Dans sa chronique il évoque tous les travaux et fêtes auxquels
il a participé de par sa fonction. Le 12 juin 1609 il se marie
au poële de la tribu des forgerons avec Ursule Reichardt. Le 5
novembre il acquiert le droit de bourgeoisie dans la tribu des
tailleurs (Wothleuth) et devient «Unterkäufer» à la douane.
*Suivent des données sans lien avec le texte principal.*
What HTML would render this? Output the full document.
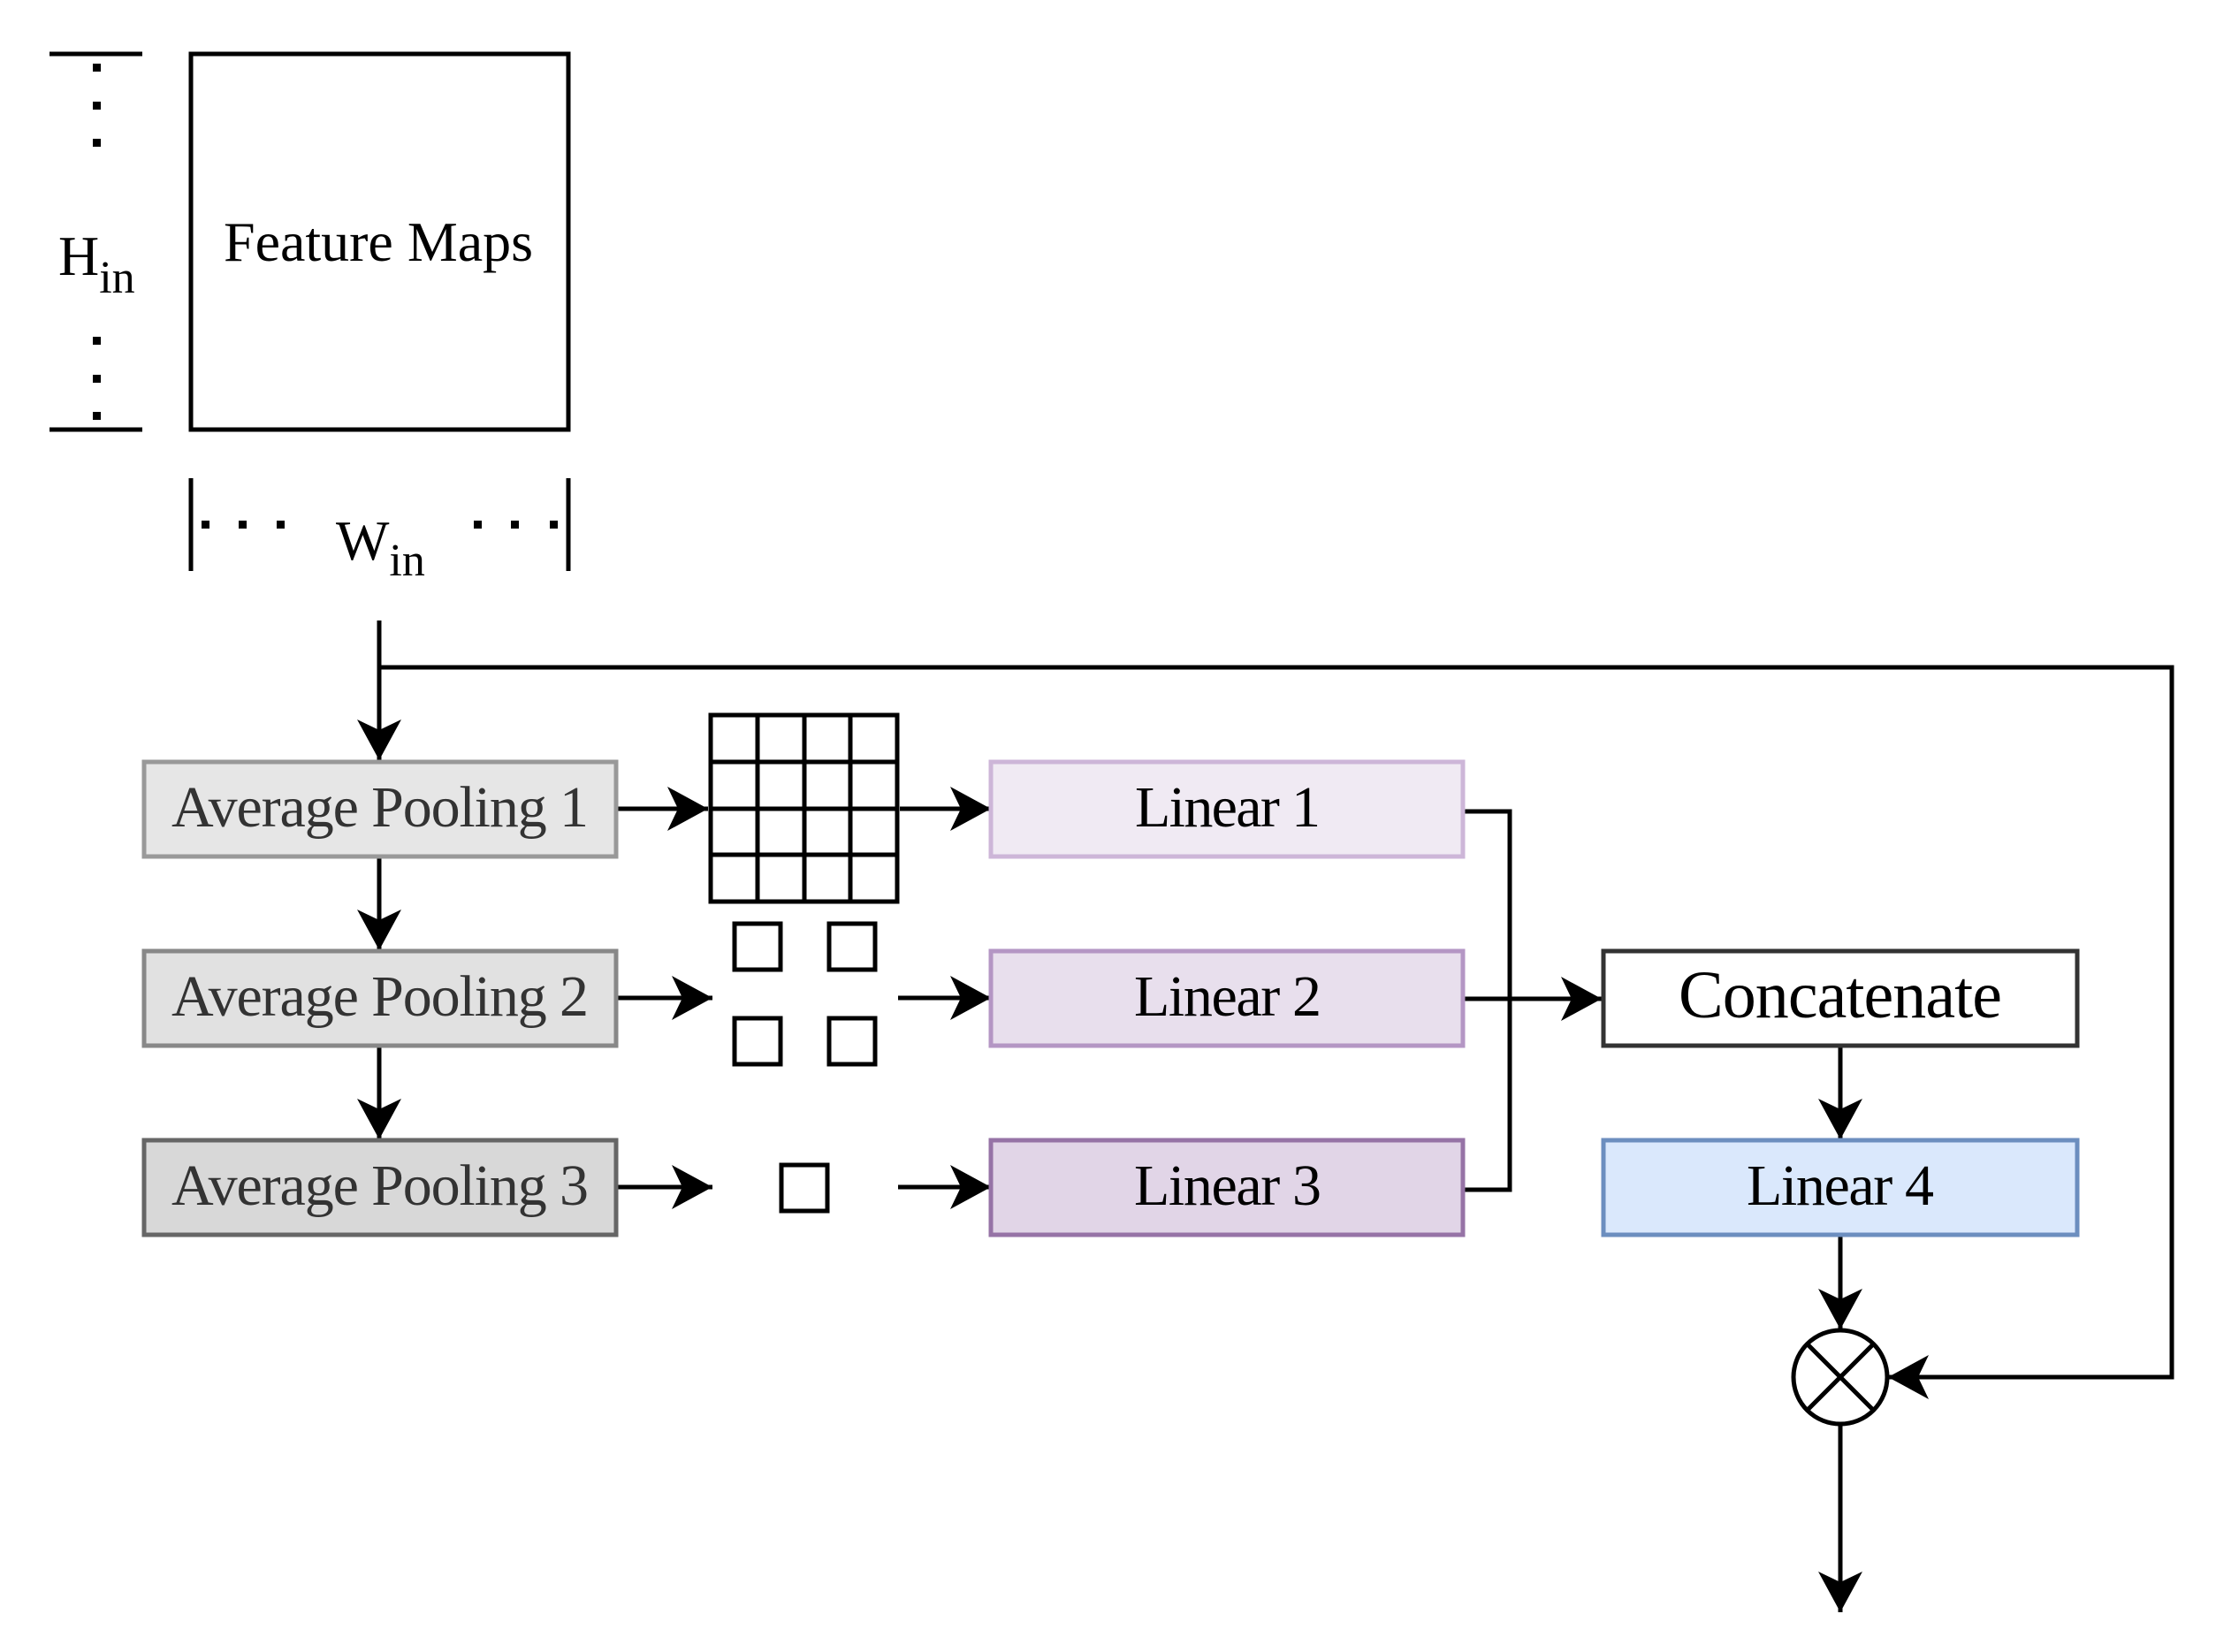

Le
23 décembre 1609, il s’installe chez Christophe Goll, dont il
devint régisseur en s’occupant de la comptabilité, tout en poursuivant
sa fonction à la douane jusqu’en 1621. Le 28 juin 1621 le Magistrat
de Sélestat, le nomme économe de l’hôpital, poste qu’il occupera
jusqu’à sa mort en 1641. Balthasar Beck fut marié trois fois :
avec Ursule Reichardt le 1.6.1609, qui décédera le 30.12.1622,
avec Anne Frantz le 20.2.1623, qui décèdera le 3.12.1632 et avec
Marguerite Buchberger le23.5.1633, qui décèdera le 10.1.1641.
Il est surtout connu pour sa chronique de Sélestat, écrite en
allemand, avec une partie autobiographique, une partie relatant
les coutumes et les fêtes à l’hôtel de ville, une partie historique
où il relate les événements survenus à Sélestat de 1600 à 1640…
(Cf. Joseph Gény, Aus dem Schlettstadter Bürgerleben des XVIe
Jahrhundert, in : Zeitschrift für die Geschichte des Oberrheines,
1891, p.291-295 ; Joseph Gény, Schlettstadter Stadtrechte, op.
cit., p.699-704, 1072 ; Voir aussi art. biographique du Dr Maurice
Kubler dans le Nouveau Dictionnaire de Biographie Alsacienne,
p.146 (19) Bech (ou Pech) pfanne = chaudière à poix, qui est une
substance résineuse tirée des conifères. (Cf. Joseph Gény, Schlettstadter
Stadtrechte, op.cit., p.541 et 701).